The biblical concept of joy shatters our ideas about joy. By connecting joy to the God who acts in history (and in our lives), we are reminded that faith and joy need to be intimately connected. James encourages his readers “to embrace their trials not for what they were but for what God could accomplish through them.”² He wants to turn us toward potential divine victory over human reality; faith that looks beyond the limitations of human vision.
That same attitude seems to have been part of Jesus’ motivation as He faced the ultimate trial or testing of the cross. The author of the Epistle to the Hebrews describes it like this when he encourages us to fix our eyes on Jesus, “who for the joy that was set before him endured the cross, despising the shame, and is seated at the right hand of the throne of God” (Heb. 12:2, ESV).³ The joy in saving His creation helped Jesus to endure the darkness of the cross—even when He cried out to the Father: “Father, if you are willing, take this cup from me; yet not my will, but yours be done” (Luke 22:42, NIV). We hear pain and desperation in this prayer, but they also speak of surrender and commitment. In His darkest hour Jesus was able to see beyond the pain of the cross and consider the joy that salvation would bring to uncounted millions and billions who had been claimed by Satan, the great deceiver. Jesus saw our liberation from Satan’s darkness and constant lies.
THE CROSS—AND BEYOND
Darkness and desperation seem to be appropriate backdrops for the cross. Following a sham trial before a Sanhedrin not following its own rules, Jesus is nailed to a cross surrounded by two other crosses. The message from the authorities is clear: here hangs a sinner among other sinners. Many in the multitude watching Him suffer mocked Him (Matt. 27:39-44), while a small group of women, who had followed Him, wept and lamented (Luke 23:27; Mark 15:40, 41). A strange darkness covers the land for three hours (Mark 15:33). When Jesus finally dies, the veil separating the holy from the Most Holy in the Temple rips from top to bottom, an earthquake shakes Jerusalem, and graves are opened (Matt. 27:51-53). Creation mourns, and joy seems as far away as the East is from the West.

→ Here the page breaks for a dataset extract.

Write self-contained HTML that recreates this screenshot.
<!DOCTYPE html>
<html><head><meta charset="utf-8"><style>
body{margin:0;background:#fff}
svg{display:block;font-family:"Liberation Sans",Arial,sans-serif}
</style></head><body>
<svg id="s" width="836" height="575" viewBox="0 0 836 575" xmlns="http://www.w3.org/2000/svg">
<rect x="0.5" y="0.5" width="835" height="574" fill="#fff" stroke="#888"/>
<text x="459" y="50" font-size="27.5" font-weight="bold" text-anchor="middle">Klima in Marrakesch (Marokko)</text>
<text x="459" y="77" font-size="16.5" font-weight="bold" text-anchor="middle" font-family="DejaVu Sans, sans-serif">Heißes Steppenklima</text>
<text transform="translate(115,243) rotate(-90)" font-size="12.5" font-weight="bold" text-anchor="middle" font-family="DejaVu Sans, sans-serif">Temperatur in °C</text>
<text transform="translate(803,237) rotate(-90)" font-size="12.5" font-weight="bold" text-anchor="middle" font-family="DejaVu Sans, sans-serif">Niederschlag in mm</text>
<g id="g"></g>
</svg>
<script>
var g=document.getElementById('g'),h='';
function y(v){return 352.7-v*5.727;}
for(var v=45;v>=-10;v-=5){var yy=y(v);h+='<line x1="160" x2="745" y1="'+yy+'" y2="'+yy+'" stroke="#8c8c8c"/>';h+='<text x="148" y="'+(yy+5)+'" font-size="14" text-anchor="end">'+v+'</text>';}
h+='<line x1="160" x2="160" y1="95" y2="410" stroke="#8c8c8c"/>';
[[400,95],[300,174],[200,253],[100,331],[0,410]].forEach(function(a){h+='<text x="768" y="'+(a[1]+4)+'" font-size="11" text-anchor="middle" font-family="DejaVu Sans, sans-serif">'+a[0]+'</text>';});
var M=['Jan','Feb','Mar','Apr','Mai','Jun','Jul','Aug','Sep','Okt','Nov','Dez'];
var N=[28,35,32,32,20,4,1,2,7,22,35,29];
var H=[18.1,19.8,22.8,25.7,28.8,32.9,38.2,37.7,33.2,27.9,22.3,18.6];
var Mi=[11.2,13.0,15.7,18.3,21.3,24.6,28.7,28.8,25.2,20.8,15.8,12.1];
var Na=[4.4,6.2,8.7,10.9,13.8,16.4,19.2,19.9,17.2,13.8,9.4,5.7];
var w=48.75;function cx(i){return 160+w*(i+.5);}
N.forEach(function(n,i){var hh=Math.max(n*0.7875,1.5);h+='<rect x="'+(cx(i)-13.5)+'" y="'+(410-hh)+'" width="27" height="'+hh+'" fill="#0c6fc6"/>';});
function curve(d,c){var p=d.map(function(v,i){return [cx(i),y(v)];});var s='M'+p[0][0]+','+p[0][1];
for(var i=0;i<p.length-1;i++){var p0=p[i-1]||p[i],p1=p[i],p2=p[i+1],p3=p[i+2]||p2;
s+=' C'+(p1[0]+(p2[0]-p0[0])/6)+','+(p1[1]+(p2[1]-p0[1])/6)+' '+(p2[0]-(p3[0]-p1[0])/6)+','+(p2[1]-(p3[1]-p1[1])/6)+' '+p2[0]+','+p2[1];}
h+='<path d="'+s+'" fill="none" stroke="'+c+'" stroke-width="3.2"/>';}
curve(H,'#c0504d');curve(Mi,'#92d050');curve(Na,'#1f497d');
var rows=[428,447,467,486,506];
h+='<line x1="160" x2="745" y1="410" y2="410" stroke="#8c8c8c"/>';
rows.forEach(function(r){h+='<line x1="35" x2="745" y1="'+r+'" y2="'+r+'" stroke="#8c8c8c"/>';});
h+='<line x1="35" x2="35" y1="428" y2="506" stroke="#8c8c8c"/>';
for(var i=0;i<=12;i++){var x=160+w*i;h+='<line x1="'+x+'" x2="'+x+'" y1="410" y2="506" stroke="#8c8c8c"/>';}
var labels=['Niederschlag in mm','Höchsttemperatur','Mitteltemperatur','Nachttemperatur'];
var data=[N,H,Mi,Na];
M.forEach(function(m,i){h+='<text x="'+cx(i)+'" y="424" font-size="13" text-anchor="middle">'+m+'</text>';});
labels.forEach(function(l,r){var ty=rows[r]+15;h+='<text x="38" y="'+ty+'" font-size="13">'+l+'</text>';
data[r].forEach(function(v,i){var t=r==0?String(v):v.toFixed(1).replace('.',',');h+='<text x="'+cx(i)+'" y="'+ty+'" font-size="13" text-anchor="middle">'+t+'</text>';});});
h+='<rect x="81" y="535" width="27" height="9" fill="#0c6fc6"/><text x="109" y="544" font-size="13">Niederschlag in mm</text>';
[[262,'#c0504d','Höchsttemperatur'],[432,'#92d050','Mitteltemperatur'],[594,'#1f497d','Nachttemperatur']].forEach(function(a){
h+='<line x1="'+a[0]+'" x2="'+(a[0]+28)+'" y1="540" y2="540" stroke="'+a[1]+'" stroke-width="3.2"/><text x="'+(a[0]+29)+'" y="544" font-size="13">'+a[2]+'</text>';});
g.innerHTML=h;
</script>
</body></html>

Jesus rests in the grave that Sabbath until the unimaginable happens on Sunday morning. When some of the women and the disciples come to the tomb to embalm Jesus for death they find the tomb empty for God had raised His Son. John tenderly describes the moment when Mary Magdalene weeps at the sight of the empty tomb after seeing two angels sitting in the place where they had laid Jesus. Suddenly there is a gentle voice behind Mary asking, “Woman, why are you crying?” (John 20:15, NIV). Mary doesn’t recognize the voice—for what cannot be cannot be. But then He speaks her name (verse 16).

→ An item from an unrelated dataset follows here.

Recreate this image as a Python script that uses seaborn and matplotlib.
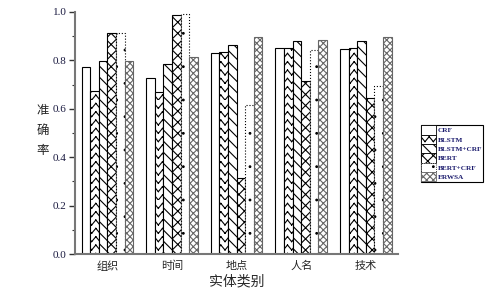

“He is risen” has been the traditional Easter greeting of Christians throughout the centuries. He is risen changes everything. Darkness becomes light; hopelessness turns into recognition—and recognition finally becomes joy.
Joy truly comes in the morning after a night filled with darkness, death, guilt, and despondency. Resurrection morning offers us a preview of what God has planned for those who have fallen asleep in Him throughout history. Resurrection morning reminds us that Satan doesn’t have the final word. Resurrection morning offers hope and infuses faith.

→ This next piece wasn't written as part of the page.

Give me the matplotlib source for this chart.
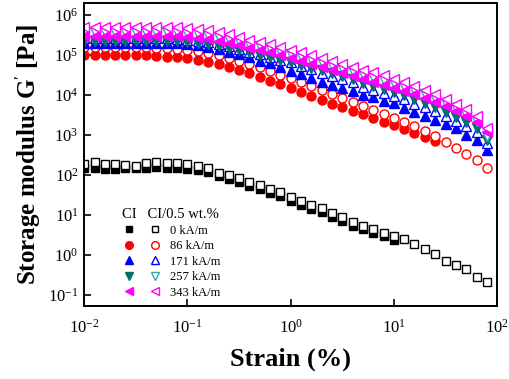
import matplotlib
matplotlib.use("Agg")
import matplotlib.pyplot as plt

plt.rcParams['font.family'] = ['Liberation Serif', 'DejaVu Serif']
plt.rcParams['mathtext.fontset'] = 'custom'
plt.rcParams['mathtext.rm'] = 'Liberation Serif'
plt.rcParams['mathtext.it'] = 'Liberation Serif:italic'
plt.rcParams['mathtext.bf'] = 'Liberation Serif:bold'
plt.rcParams['axes.unicode_minus'] = False

# strain points (%)
strain = [0.01, 0.0126, 0.0158, 0.02, 0.0251, 0.0316, 0.0398, 0.0501, 0.0631, 0.0794,
          0.1, 0.126, 0.158, 0.2, 0.251, 0.316, 0.398, 0.501, 0.631, 0.794,
          1.0, 1.26, 1.58, 2.0, 2.51, 3.16, 3.98, 5.01, 6.31, 7.94,
          10.0, 12.6, 15.8, 20.0, 25.1, 31.6, 39.8, 50.1, 63.1, 79.4]

# CI (filled symbols)
ci_0 = [150, 150, 141, 141, 150, 150, 150, 158, 150, 150,
        141, 133, 119, 94, 79, 67, 53, 45, 35, 30,
        22, 18, 14, 11.9, 8.9, 7.1, 5.3, 4.5, 3.5, 3.0, 2.4]
ci_86 = [1.0e5, 1.0e5, 1.0e5, 1.0e5, 1.0e5, 1.0e5, 1.0e5, 9.4e4, 8.9e4, 8.9e4,
         8.4e4, 7.5e4, 6.7e4, 6.0e4, 5.0e4, 4.2e4, 3.5e4, 2.8e4, 2.2e4, 1.9e4,
         1.5e4, 1.2e4, 9.4e3, 7.5e3, 6.0e3, 5.0e3, 4.0e3, 3.35e3, 2.7e3, 2.1e3,
         1.8e3, 1.4e3, 1.12e3, 890, 710]
ci_171 = [2.0e5, 2.0e5, 2.0e5, 2.0e5, 2.0e5, 2.0e5, 2.0e5, 2.0e5, 2.0e5, 2.0e5,
          1.9e5, 1.8e5, 1.6e5, 1.4e5, 1.2e5, 1.06e5, 8.9e4, 7.1e4, 6.3e4, 5.0e4,
          4.0e4, 3.35e4, 2.6e4, 2.1e4, 1.8e4, 1.5e4, 1.26e4, 1.0e4, 8.9e3, 7.1e3,
          6.3e3, 4.7e3, 3.75e3, 3.0e3, 2.4e3, 1.9e3, 1.5e3, 1.0e3, 750, 420]
ci_257 = [2.2e5, 2.2e5, 2.2e5, 2.2e5, 2.2e5, 2.2e5, 2.2e5, 2.2e5, 2.2e5, 2.2e5,
          2.1e5, 2.0e5, 1.9e5, 1.7e5, 1.5e5, 1.33e5, 1.2e5, 1.0e5, 8.9e4, 7.5e4,
          6.7e4, 5.6e4, 4.7e4, 4.2e4, 3.5e4, 3.0e4, 2.5e4, 2.0e4, 1.7e4, 1.4e4,
          1.2e4, 1.0e4, 7.9e3, 6.3e3, 5.0e3, 3.75e3, 2.8e3, 2.1e3, 1.5e3, 750]
ci_343 = [3.0e5, 3.0e5, 3.0e5, 3.0e5, 3.0e5, 3.0e5, 3.0e5, 3.0e5, 3.0e5, 3.0e5,
          2.8e5, 2.7e5, 2.5e5, 2.2e5, 2.0e5, 1.8e5, 1.5e5, 1.33e5, 1.2e5, 1.0e5,
          8.4e4, 7.1e4, 6.0e4, 5.0e4, 4.2e4, 3.5e4, 3.0e4, 2.5e4, 2.1e4, 1.8e4,
          1.5e4, 1.26e4, 1.06e4, 8.4e3, 6.7e3, 5.3e3, 4.0e3, 3.0e3, 2.1e3, 1.2e3]

# CI/0.5 wt.% (open symbols)
cia_0 = [188, 211, 188, 188, 178, 168, 200, 211, 200, 200,
         188, 168, 150, 112, 100, 84, 67, 56, 45, 38,
         28, 22, 18, 15, 11.2, 8.9, 6.7, 5.3, 4.5, 3.5,
         3.0, 2.5, 1.9, 1.4, 1.06, 0.71, 0.56, 0.45, 0.28, 0.21]
cia_86 = [1.6e5, 1.6e5, 1.6e5, 1.6e5, 1.6e5, 1.6e5, 1.6e5, 1.5e5, 1.5e5, 1.4e5,
          1.33e5, 1.26e5, 1.12e5, 1.0e5, 8.4e4, 7.1e4, 6.0e4, 5.0e4, 4.0e4, 3.2e4,
          2.7e4, 2.1e4, 1.7e4, 1.33e4, 1.06e4, 8.4e3, 6.7e3, 5.3e3, 4.2e3, 3.35e3,
          2.7e3, 2.1e3, 1.7e3, 1.26e3, 940, 670, 470, 330, 240, 150]
cia_171 = [2.7e5, 2.7e5, 2.7e5, 2.7e5, 2.7e5, 2.7e5, 2.7e5, 2.7e5, 2.7e5, 2.5e5,
           2.4e5, 2.2e5, 2.1e5, 1.9e5, 1.7e5, 1.4e5, 1.2e5, 1.06e5, 8.9e4, 7.5e4,
           6.7e4, 5.3e4, 4.5e4, 3.5e4, 3.0e4, 2.5e4, 2.1e4, 1.6e4, 1.33e4, 1.12e4,
           9.4e3, 7.9e3, 6.0e3, 5.0e3, 4.0e3, 3.0e3, 2.2e3, 1.7e3, 1.2e3, 630]
cia_257 = [3.8e5, 3.8e5, 3.8e5, 3.8e5, 3.8e5, 3.8e5, 3.8e5, 3.8e5, 3.8e5, 3.8e5,
           3.6e5, 3.35e5, 3.2e5, 2.8e5, 2.5e5, 2.2e5, 1.9e5, 1.7e5, 1.5e5, 1.26e5,
           1.06e5, 9.4e4, 7.9e4, 6.7e4, 5.6e4, 4.7e4, 4.0e4, 3.35e4, 2.8e4, 2.4e4,
           2.0e4, 1.7e4, 1.33e4, 1.06e4, 8.4e3, 6.3e3, 4.7e3, 3.35e3, 2.2e3, 950]
cia_343 = [5.0e5, 5.0e5, 5.0e5, 5.0e5, 5.0e5, 5.0e5, 5.0e5, 5.0e5, 5.0e5, 5.0e5,
           4.7e5, 4.5e5, 4.2e5, 3.75e5, 3.35e5, 2.8e5, 2.4e5, 2.1e5, 1.9e5, 1.6e5,
           1.33e5, 1.2e5, 1.0e5, 8.4e4, 7.1e4, 6.0e4, 5.0e4, 4.2e4, 3.75e4, 3.2e4,
           2.5e4, 2.1e4, 1.7e4, 1.33e4, 1.06e4, 7.9e3, 6.0e3, 4.5e3, 3.0e3, 1.5e3]

labels = ["0 kA/m", "86 kA/m", "171 kA/m", "257 kA/m", "343 kA/m"]
filled = [ci_0, ci_86, ci_171, ci_257, ci_343]
opened = [cia_0, cia_86, cia_171, cia_257, cia_343]
markers = ["s", "o", "^", "v", "<"]
fill_colors = ["black", "#ff0000", "#0000ff", "#007070", "#ff00ff"]
open_colors = ["black", "#ff0000", "#0000ff", "#3aa6a0", "#ff00ff"]
sizes = [5.5, 6.5, 6.5, 6.5, 6.5]

fig = plt.figure(figsize=(5.1, 3.79), dpi=100)
ax = fig.add_axes([0.165, 0.193, 0.81, 0.799])

h_f, h_o = [], []
for i in range(5):
    yf = filled[i]
    hf, = ax.plot(strain[:len(yf)], yf, ls="none", marker=markers[i], ms=sizes[i],
                  color=fill_colors[i], mec=fill_colors[i])
    yo = opened[i]
    ho, = ax.plot(strain[:len(yo)], yo, ls="none", marker=markers[i], ms=sizes[i],
                  mfc="white", mec=open_colors[i], mew=1.0)
    h_f.append(hf)
    h_o.append(ho)

ax.set_xscale("log")
ax.set_yscale("log")
ax.set_xlim(0.01, 100)
ax.set_ylim(0.053, 2.0e6)
ax.minorticks_off()
ax.tick_params(which="major", direction="in", length=5, width=1.2,
               labelsize=12, top=False, right=False)
ax.tick_params(axis="x", pad=9)
ax.tick_params(axis="y", pad=4)
for s in ax.spines.values():
    s.set_linewidth(1.4)

ax.set_xlabel("Strain (%)", fontsize=19, fontweight="bold", labelpad=8)
ax.set_ylabel(r"Storage modulus G$^{\prime}$ [Pa]", fontsize=18, fontweight="bold", labelpad=4)

leg = ax.legend(h_f + h_o, [""] * 5 + labels, ncol=2, loc="upper left",
                bbox_to_anchor=(0.065, 0.36), frameon=False, fontsize=9,
                handlelength=1.0, handletextpad=0.7, columnspacing=0.38,
                labelspacing=0.28, markerscale=0.85,
                title="CI   CI/0.5 wt.%", title_fontsize=10.5, alignment="left")

fig.savefig("out.png", dpi=100)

David had it right when he wrote these lines a thousand years before the cross: “For his anger is but for a moment, and his favor is for a lifetime. Weeping may tarry for the night, but joy comes with the morning” (Ps. 30:5, ESV).
He is risen—have you heard it in your heart? Can you feel the strength of that joy seeping into your life?
¹ Based on recollections of John Vuilleumier, “Early Days of the Message in Europe—No. 3,” Advent Review and Sabbath Herald, Apr. 11, 1929, p. 11. I am indebted to Jim Nix, who shared this quote during an Adventist heritage tour in 2013.
² Kurt A. Richardson, James, New American Commentary (Nashville: Broadman & Holman, 1997), vol. 36, p. 58.